What is asked: Print the records below word for word, but leave out the pictures.

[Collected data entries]
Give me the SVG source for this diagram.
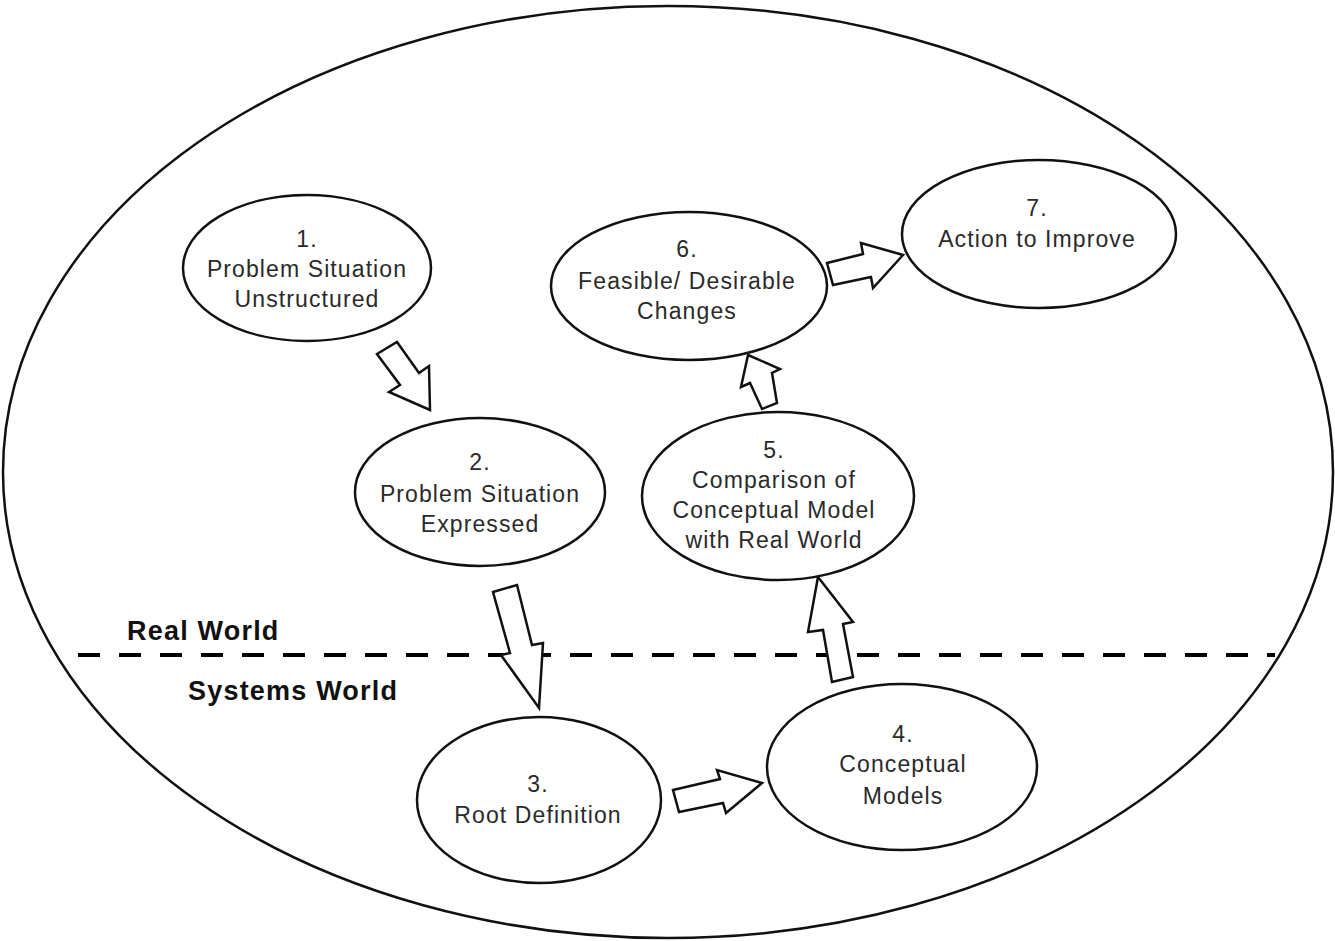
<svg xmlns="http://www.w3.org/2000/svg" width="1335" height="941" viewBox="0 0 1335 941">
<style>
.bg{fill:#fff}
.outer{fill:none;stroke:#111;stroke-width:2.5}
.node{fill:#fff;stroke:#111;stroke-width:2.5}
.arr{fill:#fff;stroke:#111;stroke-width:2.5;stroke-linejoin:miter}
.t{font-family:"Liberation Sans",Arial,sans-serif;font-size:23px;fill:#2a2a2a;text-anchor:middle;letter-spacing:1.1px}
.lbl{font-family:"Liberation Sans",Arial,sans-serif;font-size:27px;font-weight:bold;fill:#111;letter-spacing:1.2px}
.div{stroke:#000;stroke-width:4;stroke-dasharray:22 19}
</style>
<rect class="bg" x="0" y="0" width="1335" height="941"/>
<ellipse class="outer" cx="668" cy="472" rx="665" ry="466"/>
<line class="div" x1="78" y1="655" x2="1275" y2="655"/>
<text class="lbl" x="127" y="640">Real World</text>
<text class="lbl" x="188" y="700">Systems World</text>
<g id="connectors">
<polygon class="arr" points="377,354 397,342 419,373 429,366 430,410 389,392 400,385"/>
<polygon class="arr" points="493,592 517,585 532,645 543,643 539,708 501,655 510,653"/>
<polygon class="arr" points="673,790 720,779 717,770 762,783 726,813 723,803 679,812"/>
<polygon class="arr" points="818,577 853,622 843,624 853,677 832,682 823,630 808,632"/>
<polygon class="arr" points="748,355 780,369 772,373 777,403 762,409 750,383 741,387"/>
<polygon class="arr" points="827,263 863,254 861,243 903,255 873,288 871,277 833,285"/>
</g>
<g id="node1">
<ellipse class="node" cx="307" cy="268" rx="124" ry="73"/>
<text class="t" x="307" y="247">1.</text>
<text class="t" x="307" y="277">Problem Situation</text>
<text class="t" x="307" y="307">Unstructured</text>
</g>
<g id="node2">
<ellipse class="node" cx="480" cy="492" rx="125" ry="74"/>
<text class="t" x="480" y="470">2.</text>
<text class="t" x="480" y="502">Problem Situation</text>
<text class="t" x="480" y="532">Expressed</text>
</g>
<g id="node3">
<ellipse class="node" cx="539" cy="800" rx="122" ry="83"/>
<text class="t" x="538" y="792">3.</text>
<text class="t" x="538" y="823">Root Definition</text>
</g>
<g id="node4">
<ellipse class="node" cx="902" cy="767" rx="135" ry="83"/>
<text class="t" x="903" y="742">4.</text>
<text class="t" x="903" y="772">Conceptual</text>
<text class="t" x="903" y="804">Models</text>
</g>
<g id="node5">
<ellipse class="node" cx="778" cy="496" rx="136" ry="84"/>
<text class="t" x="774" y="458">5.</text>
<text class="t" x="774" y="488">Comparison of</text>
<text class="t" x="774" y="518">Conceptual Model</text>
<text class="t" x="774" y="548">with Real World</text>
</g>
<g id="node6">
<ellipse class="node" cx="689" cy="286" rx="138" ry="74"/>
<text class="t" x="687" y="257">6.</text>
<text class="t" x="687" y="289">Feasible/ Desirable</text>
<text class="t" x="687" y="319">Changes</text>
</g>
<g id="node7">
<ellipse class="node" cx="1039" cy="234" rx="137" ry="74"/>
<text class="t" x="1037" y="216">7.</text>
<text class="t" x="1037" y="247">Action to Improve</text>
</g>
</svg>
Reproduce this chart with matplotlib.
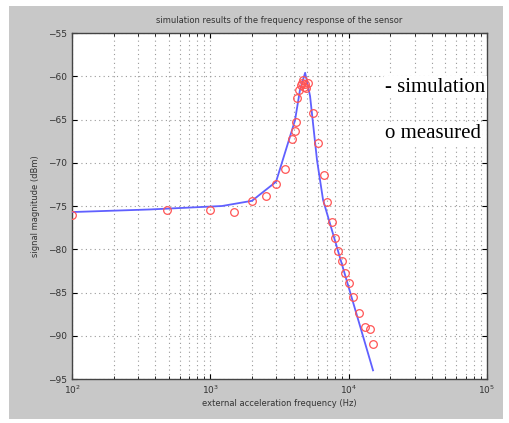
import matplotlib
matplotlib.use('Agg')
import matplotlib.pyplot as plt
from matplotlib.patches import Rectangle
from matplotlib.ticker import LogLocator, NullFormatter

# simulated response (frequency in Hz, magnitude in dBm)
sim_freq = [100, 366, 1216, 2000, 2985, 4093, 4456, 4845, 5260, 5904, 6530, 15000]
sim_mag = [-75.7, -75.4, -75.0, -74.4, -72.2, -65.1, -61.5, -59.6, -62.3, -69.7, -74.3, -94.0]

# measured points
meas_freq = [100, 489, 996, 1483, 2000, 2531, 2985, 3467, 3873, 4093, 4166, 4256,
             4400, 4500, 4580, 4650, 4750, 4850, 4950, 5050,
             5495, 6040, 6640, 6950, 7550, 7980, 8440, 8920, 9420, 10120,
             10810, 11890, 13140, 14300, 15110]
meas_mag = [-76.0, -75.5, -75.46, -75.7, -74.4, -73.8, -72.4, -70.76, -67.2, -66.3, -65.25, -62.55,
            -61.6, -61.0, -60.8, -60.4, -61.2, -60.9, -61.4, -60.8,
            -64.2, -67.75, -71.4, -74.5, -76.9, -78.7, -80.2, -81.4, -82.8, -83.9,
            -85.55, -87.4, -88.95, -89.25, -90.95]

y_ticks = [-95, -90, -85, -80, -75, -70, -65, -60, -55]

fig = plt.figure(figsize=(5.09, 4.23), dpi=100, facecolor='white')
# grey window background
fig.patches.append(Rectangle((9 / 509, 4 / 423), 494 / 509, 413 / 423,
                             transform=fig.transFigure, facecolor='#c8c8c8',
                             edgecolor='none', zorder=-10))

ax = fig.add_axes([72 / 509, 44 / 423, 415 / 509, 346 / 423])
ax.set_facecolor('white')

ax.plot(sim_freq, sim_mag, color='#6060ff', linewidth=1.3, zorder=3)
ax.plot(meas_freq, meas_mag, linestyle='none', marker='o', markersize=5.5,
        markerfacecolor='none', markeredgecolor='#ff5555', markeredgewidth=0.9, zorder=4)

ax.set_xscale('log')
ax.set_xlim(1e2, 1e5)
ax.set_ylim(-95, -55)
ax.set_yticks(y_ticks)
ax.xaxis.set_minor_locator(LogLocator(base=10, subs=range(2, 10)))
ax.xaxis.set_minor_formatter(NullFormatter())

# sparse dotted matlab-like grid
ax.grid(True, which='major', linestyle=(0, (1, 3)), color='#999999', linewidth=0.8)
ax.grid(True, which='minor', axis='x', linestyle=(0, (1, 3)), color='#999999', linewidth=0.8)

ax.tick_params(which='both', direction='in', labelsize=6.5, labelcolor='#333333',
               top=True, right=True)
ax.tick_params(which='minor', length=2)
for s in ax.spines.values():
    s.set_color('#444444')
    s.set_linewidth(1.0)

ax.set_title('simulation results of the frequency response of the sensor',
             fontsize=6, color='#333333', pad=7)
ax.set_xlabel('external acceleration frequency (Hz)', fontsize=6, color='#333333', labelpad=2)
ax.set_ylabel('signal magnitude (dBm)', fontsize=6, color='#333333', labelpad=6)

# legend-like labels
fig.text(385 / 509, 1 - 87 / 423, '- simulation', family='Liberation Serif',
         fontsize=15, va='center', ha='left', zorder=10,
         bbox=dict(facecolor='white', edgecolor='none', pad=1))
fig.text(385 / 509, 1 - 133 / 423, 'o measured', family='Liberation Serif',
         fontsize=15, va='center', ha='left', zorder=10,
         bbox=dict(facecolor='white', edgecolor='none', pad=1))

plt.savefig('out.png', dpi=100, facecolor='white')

Task solution:
Give me the SVG source for this diagram.
<svg xmlns="http://www.w3.org/2000/svg" width="1335" height="941" viewBox="0 0 1335 941">
<style>
.bg{fill:#fff}
.outer{fill:none;stroke:#111;stroke-width:2.5}
.node{fill:#fff;stroke:#111;stroke-width:2.5}
.arr{fill:#fff;stroke:#111;stroke-width:2.5;stroke-linejoin:miter}
.t{font-family:"Liberation Sans",Arial,sans-serif;font-size:23px;fill:#2a2a2a;text-anchor:middle;letter-spacing:1.1px}
.lbl{font-family:"Liberation Sans",Arial,sans-serif;font-size:27px;font-weight:bold;fill:#111;letter-spacing:1.2px}
.div{stroke:#000;stroke-width:4;stroke-dasharray:22 19}
</style>
<rect class="bg" x="0" y="0" width="1335" height="941"/>
<ellipse class="outer" cx="668" cy="472" rx="665" ry="466"/>
<line class="div" x1="78" y1="655" x2="1275" y2="655"/>
<text class="lbl" x="127" y="640">Real World</text>
<text class="lbl" x="188" y="700">Systems World</text>
<g id="connectors">
<polygon class="arr" points="377,354 397,342 419,373 429,366 430,410 389,392 400,385"/>
<polygon class="arr" points="493,592 517,585 532,645 543,643 539,708 501,655 510,653"/>
<polygon class="arr" points="673,790 720,779 717,770 762,783 726,813 723,803 679,812"/>
<polygon class="arr" points="818,577 853,622 843,624 853,677 832,682 823,630 808,632"/>
<polygon class="arr" points="748,355 780,369 772,373 777,403 762,409 750,383 741,387"/>
<polygon class="arr" points="827,263 863,254 861,243 903,255 873,288 871,277 833,285"/>
</g>
<g id="node1">
<ellipse class="node" cx="307" cy="268" rx="124" ry="73"/>
<text class="t" x="307" y="247">1.</text>
<text class="t" x="307" y="277">Problem Situation</text>
<text class="t" x="307" y="307">Unstructured</text>
</g>
<g id="node2">
<ellipse class="node" cx="480" cy="492" rx="125" ry="74"/>
<text class="t" x="480" y="470">2.</text>
<text class="t" x="480" y="502">Problem Situation</text>
<text class="t" x="480" y="532">Expressed</text>
</g>
<g id="node3">
<ellipse class="node" cx="539" cy="800" rx="122" ry="83"/>
<text class="t" x="538" y="792">3.</text>
<text class="t" x="538" y="823">Root Definition</text>
</g>
<g id="node4">
<ellipse class="node" cx="902" cy="767" rx="135" ry="83"/>
<text class="t" x="903" y="742">4.</text>
<text class="t" x="903" y="772">Conceptual</text>
<text class="t" x="903" y="804">Models</text>
</g>
<g id="node5">
<ellipse class="node" cx="778" cy="496" rx="136" ry="84"/>
<text class="t" x="774" y="458">5.</text>
<text class="t" x="774" y="488">Comparison of</text>
<text class="t" x="774" y="518">Conceptual Model</text>
<text class="t" x="774" y="548">with Real World</text>
</g>
<g id="node6">
<ellipse class="node" cx="689" cy="286" rx="138" ry="74"/>
<text class="t" x="687" y="257">6.</text>
<text class="t" x="687" y="289">Feasible/ Desirable</text>
<text class="t" x="687" y="319">Changes</text>
</g>
<g id="node7">
<ellipse class="node" cx="1039" cy="234" rx="137" ry="74"/>
<text class="t" x="1037" y="216">7.</text>
<text class="t" x="1037" y="247">Action to Improve</text>
</g>
</svg>
Reproduce this chart with matplotlib.
import matplotlib
matplotlib.use('Agg')
import matplotlib.pyplot as plt
from matplotlib.patches import Rectangle
from matplotlib.ticker import LogLocator, NullFormatter

# simulated response (frequency in Hz, magnitude in dBm)
sim_freq = [100, 366, 1216, 2000, 2985, 4093, 4456, 4845, 5260, 5904, 6530, 15000]
sim_mag = [-75.7, -75.4, -75.0, -74.4, -72.2, -65.1, -61.5, -59.6, -62.3, -69.7, -74.3, -94.0]

# measured points
meas_freq = [100, 489, 996, 1483, 2000, 2531, 2985, 3467, 3873, 4093, 4166, 4256,
             4400, 4500, 4580, 4650, 4750, 4850, 4950, 5050,
             5495, 6040, 6640, 6950, 7550, 7980, 8440, 8920, 9420, 10120,
             10810, 11890, 13140, 14300, 15110]
meas_mag = [-76.0, -75.5, -75.46, -75.7, -74.4, -73.8, -72.4, -70.76, -67.2, -66.3, -65.25, -62.55,
            -61.6, -61.0, -60.8, -60.4, -61.2, -60.9, -61.4, -60.8,
            -64.2, -67.75, -71.4, -74.5, -76.9, -78.7, -80.2, -81.4, -82.8, -83.9,
            -85.55, -87.4, -88.95, -89.25, -90.95]

y_ticks = [-95, -90, -85, -80, -75, -70, -65, -60, -55]

fig = plt.figure(figsize=(5.09, 4.23), dpi=100, facecolor='white')
# grey window background
fig.patches.append(Rectangle((9 / 509, 4 / 423), 494 / 509, 413 / 423,
                             transform=fig.transFigure, facecolor='#c8c8c8',
                             edgecolor='none', zorder=-10))

ax = fig.add_axes([72 / 509, 44 / 423, 415 / 509, 346 / 423])
ax.set_facecolor('white')

ax.plot(sim_freq, sim_mag, color='#6060ff', linewidth=1.3, zorder=3)
ax.plot(meas_freq, meas_mag, linestyle='none', marker='o', markersize=5.5,
        markerfacecolor='none', markeredgecolor='#ff5555', markeredgewidth=0.9, zorder=4)

ax.set_xscale('log')
ax.set_xlim(1e2, 1e5)
ax.set_ylim(-95, -55)
ax.set_yticks(y_ticks)
ax.xaxis.set_minor_locator(LogLocator(base=10, subs=range(2, 10)))
ax.xaxis.set_minor_formatter(NullFormatter())

# sparse dotted matlab-like grid
ax.grid(True, which='major', linestyle=(0, (1, 3)), color='#999999', linewidth=0.8)
ax.grid(True, which='minor', axis='x', linestyle=(0, (1, 3)), color='#999999', linewidth=0.8)

ax.tick_params(which='both', direction='in', labelsize=6.5, labelcolor='#333333',
               top=True, right=True)
ax.tick_params(which='minor', length=2)
for s in ax.spines.values():
    s.set_color('#444444')
    s.set_linewidth(1.0)

ax.set_title('simulation results of the frequency response of the sensor',
             fontsize=6, color='#333333', pad=7)
ax.set_xlabel('external acceleration frequency (Hz)', fontsize=6, color='#333333', labelpad=2)
ax.set_ylabel('signal magnitude (dBm)', fontsize=6, color='#333333', labelpad=6)

# legend-like labels
fig.text(385 / 509, 1 - 87 / 423, '- simulation', family='Liberation Serif',
         fontsize=15, va='center', ha='left', zorder=10,
         bbox=dict(facecolor='white', edgecolor='none', pad=1))
fig.text(385 / 509, 1 - 133 / 423, 'o measured', family='Liberation Serif',
         fontsize=15, va='center', ha='left', zorder=10,
         bbox=dict(facecolor='white', edgecolor='none', pad=1))

plt.savefig('out.png', dpi=100, facecolor='white')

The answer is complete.